SQLAlchemy: Select Records Older Than a Given Time

Updated: January 3, 2024 By: Guest Contributor Post a comment

Introduction

Managing data with respect to time is a common requirement in databases. SQLAlchemy, a popular SQL toolkit and Object-Relational Mapping (ORM) library for Python, provides an efficient way to query records based on timestamps. This tutorial will walk you through the step-by-step process of selecting records older than a given time using SQLAlchemy.

Setting up the Environment

Before diving into querying records, it’s necessary to set up a SQLAlchemy environment. Install SQLAlchemy with pip:

pip install SQLAlchemy

Next, you’ll need a database to connect to. This example uses SQLite for simplicity, which is included in Python’s standard library:

from sqlalchemy import create_engine
engine = create_engine('sqlite:///example.db', echo=True)

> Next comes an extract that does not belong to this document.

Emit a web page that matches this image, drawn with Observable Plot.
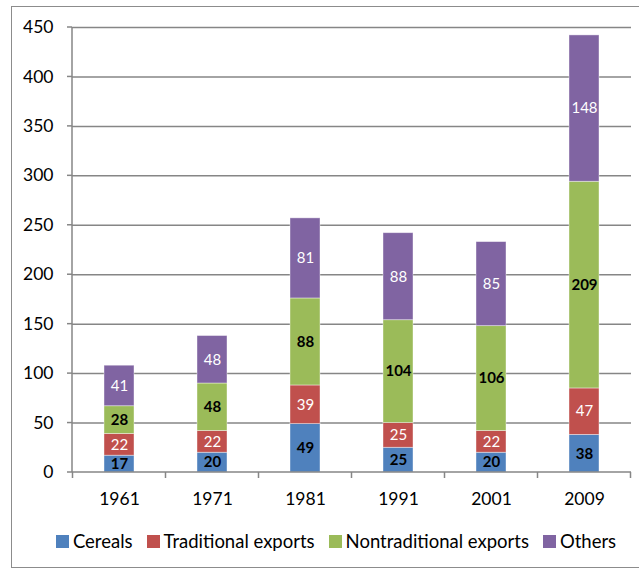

Now define a simple model with a DateTime field using SQLAlchemy ORM:

from sqlalchemy import Column, Integer, DateTime
from sqlalchemy.ext.declarative import declarative_base
from datetime import datetime

Base = declarative_base()

class Record(Base):
    __tablename__ = 'records'
    id = Column(Integer, primary_key=True)
    name = Column(String(50))
    timestamp = Column(DateTime, default=datetime.utcnow)

Base.metadata.create_all(engine)

Basic Query to Select Records

To get started with querying, you will use a basic query to filter records older than a certain datetime. Assuming you’ve already added records into your Record table:

from sqlalchemy.orm import sessionmaker
Session = sessionmaker(bind=engine)
session = Session()

target_time = datetime.utcnow() - timedelta(days=7)  # 1 week ago

old_records = session.query(Record).filter(Record.timestamp < target_time).all()

for record in old_records:
    print(record.name)

This will output a list of records that have a timestamp older than one week from the current time.

Using Time Zones

When working with time data, it’s important to consider time zones. By default, SQLAlchemy stores naive datetime objects. However, it is better to work with timezone-aware datetimes:

from sqlalchemy import create_engine, Column, Integer, String, DateTime
from sqlalchemy.ext.declarative import declarative_base
from sqlalchemy.orm import sessionmaker
from datetime import datetime, timezone

Base = declarative_base()

# ... other Record model fields ...

    timestamp = Column(DateTime(timezone=True), default=lambda: datetime.now(timezone.utc))

# ... create the session and add some Records ...

You will need to adjust queries accordingly:

from datetime import timedelta

target_time_with_tz = datetime.now(timezone.utc) - timedelta(days=7)  # 1 week ago with timezone

old_records_with_tz = session.query(Record)
                                .filter(Record.timestamp < target_time_with_tz)
                                .all()
for record in old_records_with_tz:
    print(record.name)

Advanced Time Queries

For more complex scenarios, such as querying with dynamic time ranges or dealing with leap years and daylight saving, SQLAlchemy allows you to build more sophisticated queries using temporal database functions and expressions. Consider the following:

from sqlalchemy.sql import func

current_time = func.now()
two_months_ago = current_time - func.make_interval(months=2)

old_records_advanced = session.query(Record)
                               .filter(Record.timestamp < two_months_ago)
                               .all()
for record in old_records_advanced:
    print(record.name)

This utilizes SQL functions to calculate a point in time directly within the query, which may offer better performance and consistency in certain situations.

Patterns for Time-based Batch Jobs

In real-world applications, selecting records older than a given time is often part of a batch process or a cron job. Ensuring that the process is idempotent and handles failure cases is key:

# ... assuming Record has a 'processed' boolean field ...

batch_size = 100
target_time_for_batch = datetime.utcnow() - timedelta(days=7)

while True:
    batch = (session.query(Record)
                    .filter(Record.timestamp < target_time_for_batch)
                    .filter(Record.processed == False)
                    .limit(batch_size)
                    .all())
    if not batch:
        break
    for record in batch:
        # Process record...
        record.processed = True
    session.commit()

In this pattern, records are processed in batches and marked accordingly to prevent reprocessing.

Conclusion

Selecting records older than a given time in SQLAlchemy is a versatile tool for database management and data analysis. Through the use of filtering by datetime fields, handling time zones, and implementing advanced database functions, you can efficiently manage and query your time-dependent dataset. Remember to consider your specific use case and requirements to optimize performance and maintain adhere to best practices.